Bir çocuk sürekli kafasını kaşıyormuş. Babası bir gün merakla sormuş:
“Oğlum, neden sürekli kafanı kaşıyorsun?”
Çocuk gülümsemiş:
“Galiba onun kaşındığını benden başka bilen yok.”
İşte bu küçük diyalog, insanın iç sesi denilen o görünmez mucizeyi anlatır.
İç ses, başkalarının göremediği, duyup ölçemediği ama senin içinde varlığını bildiğin bir hakikattir. Başın ağrıdığında, kalbin sıkıştığında, ansızın içini kaplayan huzurda hep o vardır.
Ne mikroskopta gözükür, ne kan tahlilinde çıkar.
Ama varlığı, en gerçek varlığındır.
Ne var ki modern çağ insanı, bu sesi duyamaz hale geldi.
Artık içimizdeki o fısıltıyı değil, dışarıdaki gürültüyü dinliyoruz.
Bir zamanlar kendi kalbinden rehberlik alan insan, şimdi parmak uçlarındaki ekranlara hapsolmuş durumda.
Bir fotoğraf paylaşıyoruz; altına gelen beğeniler, yorumlar, kalp emojileri duygularımızın pusulasını belirliyor.
Beğeni sayısı arttıkça kendimizi değerli, azaldıkça yetersiz hissediyoruz.
Bir yabancının yazdığı “Harikasın!” yorumu içimizi ısıtıyor; tanımadığımız biri “Hiç yakışmamış” dediğinde moralimiz bozuluyor.
Oysa hiçbirimiz o fotoğraftaki kişi değiliz, hepimiz içimizdeki sessiz beniz.
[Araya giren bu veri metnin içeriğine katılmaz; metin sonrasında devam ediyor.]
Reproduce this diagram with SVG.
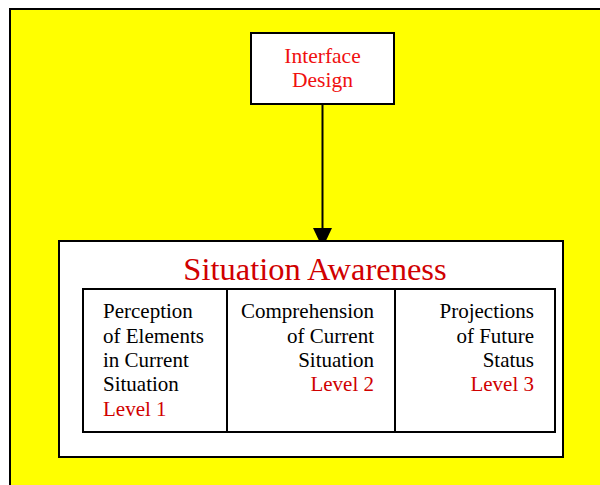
<svg xmlns="http://www.w3.org/2000/svg" width="600" height="485" viewBox="0 0 600 485">
<defs>
<style>
.box{fill:#fff;stroke:#000;stroke-width:2}
.t{font-family:"Liberation Serif","Times New Roman",serif;font-size:21px;fill:#000}
.r{fill:#d00000}
.b{fill:#f01010}
</style>
<marker id="ah" markerWidth="20" markerHeight="19" refX="20" refY="9.5" orient="auto" markerUnits="userSpaceOnUse">
<path d="M0,0 L20,9.5 L0,19 Z" fill="#000"/>
</marker>
</defs>
<rect x="10" y="9" width="600" height="490" fill="#ffff00" stroke="#000" stroke-width="2"/>
<g id="interface-design">
<rect class="box" x="251" y="33" width="143" height="71"/>
<text class="t b" x="322.5" y="63" text-anchor="middle" style="font-size:21.5px">Interface</text>
<text class="t b" x="322.5" y="87" text-anchor="middle" style="font-size:21.5px">Design</text>
</g>
<g id="connectors">
<line x1="322.5" y1="105" x2="322.5" y2="248" stroke="#000" stroke-width="2" marker-end="url(#ah)"/>
</g>
<g id="situation-awareness">
<rect class="box" x="59" y="241" width="504" height="216"/>
<text class="t r" x="315" y="280" text-anchor="middle" style="font-size:32.5px">Situation Awareness</text>
<rect class="box" x="83" y="289" width="472" height="143"/>
<line x1="227" y1="289" x2="227" y2="432" stroke="#000" stroke-width="2"/>
<line x1="395" y1="289" x2="395" y2="432" stroke="#000" stroke-width="2"/>
</g>
<g id="level1">
<text class="t" x="103" y="318">Perception</text>
<text class="t" x="103" y="342.5">of Elements</text>
<text class="t" x="103" y="367">in Current</text>
<text class="t" x="103" y="391">Situation</text>
<text class="t r" x="103" y="416">Level 1</text>
</g>
<g id="level2">
<text class="t" x="374" y="318" text-anchor="end">Comprehension</text>
<text class="t" x="374" y="342.5" text-anchor="end">of Current</text>
<text class="t" x="374" y="367" text-anchor="end">Situation</text>
<text class="t r" x="374" y="391" text-anchor="end">Level 2</text>
</g>
<g id="level3">
<text class="t" x="534" y="318" text-anchor="end">Projections</text>
<text class="t" x="534" y="342.5" text-anchor="end">of Future</text>
<text class="t" x="534" y="367" text-anchor="end">Status</text>
<text class="t r" x="534" y="391" text-anchor="end">Level 3</text>
</g>
</svg>
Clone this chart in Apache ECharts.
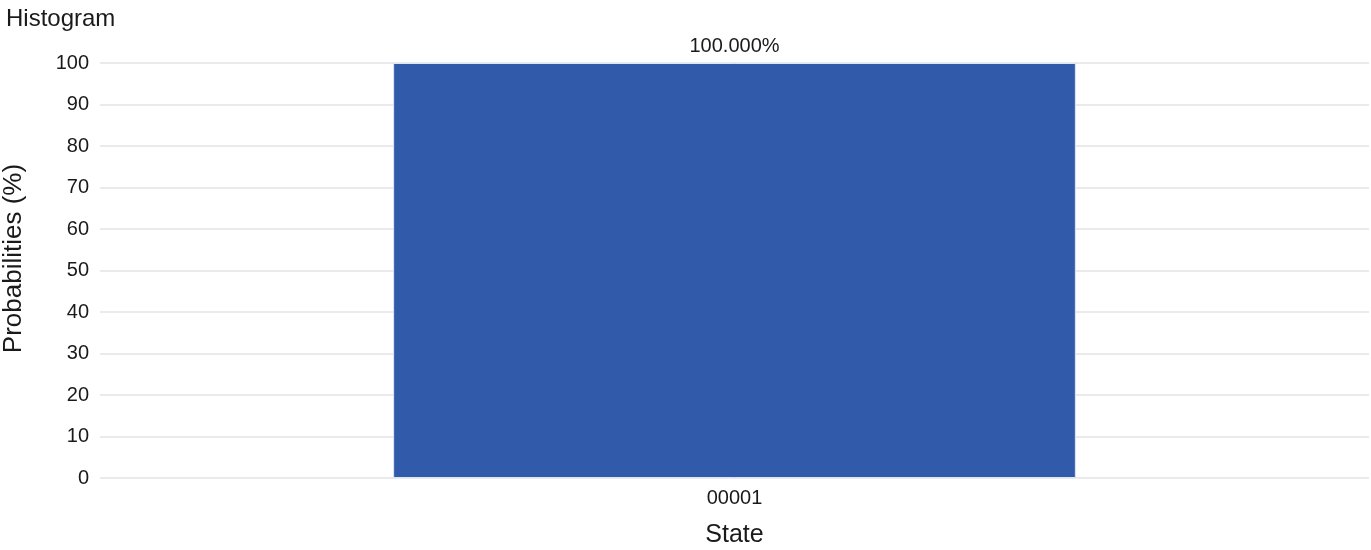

Ama o ben, artık görünmüyor.
Görünür olan sadece dijital bir yansıma: filtreli, onay bekleyen, beğeniye bağımlı bir benlik.
İç sesin yerini dış onay aldı.
Başkalarının ne düşündüğü, nasıl gördüğü, ne yazdığı o kadar önemli hale geldi ki, artık kendi iç duygumuzu bile dışarıdan öğreniyoruz.
Birisi “Ne kadar enerjiksin” derse enerjik hissediyoruz.
Üç kişi üst üste “Biraz solgun görünüyorsun” dese, birden yorgun düşüyoruz.
Kendimizi kendi gözümüzle değil, başkalarının yorumuyla tanımlıyoruz.
Bilim, ölçemediği şeyi yok sayar.
Bu yüzden iç ses hep ikinci planda kaldı.
Ama sevgi, umut, vicdan, sezgi… Bunların hiçbiri ölçülemez, yine de hepsi vardır.
Her biri, o sessiz ama derin iç dünyanın kanıtıdır.
Fakat biz, bu çağda kendi içimize yabancılaştık.
Eğitim, toplum, iş, statü, sosyal medya… Herkes bizden bir şey istedi ama kimse “Senin içinden ne geliyor?” diye sormadı.
Zamanla o ses sustu.
Yerini bildirim sesleri aldı.
Artık iç dünyamızın yankısı değil, telefon titreşimiyle yön değiştiriyoruz.
Oysa insanın gerçek özgürlüğü, kendi iç sesine yeniden kavuşmasıyla başlar.
O ses, senin vicdanındır, sezgindir, ruhunun pusulasıdır.
Dış dünyanın onayı ne olursa olsun, o sana “doğru”yu fısıldar.
Eğer dinlemeyi öğrenirsen, sessizliği korkutucu değil, şifalı bulursun.
Çünkü iç ses, seni kimsenin götüremeyeceği yere götürür: kendine.
Bir gün telefonunu sessize al, ekranı kapat, bir köşeye otur.
Dışarıdan gelen sesler azaldıkça, içindeki o tanıdık tınıyı duyacaksın.
Belki şöyle diyecek:
“Ben hep buradaydım. Sadece sen dışarıyı çok fazla dinledin.”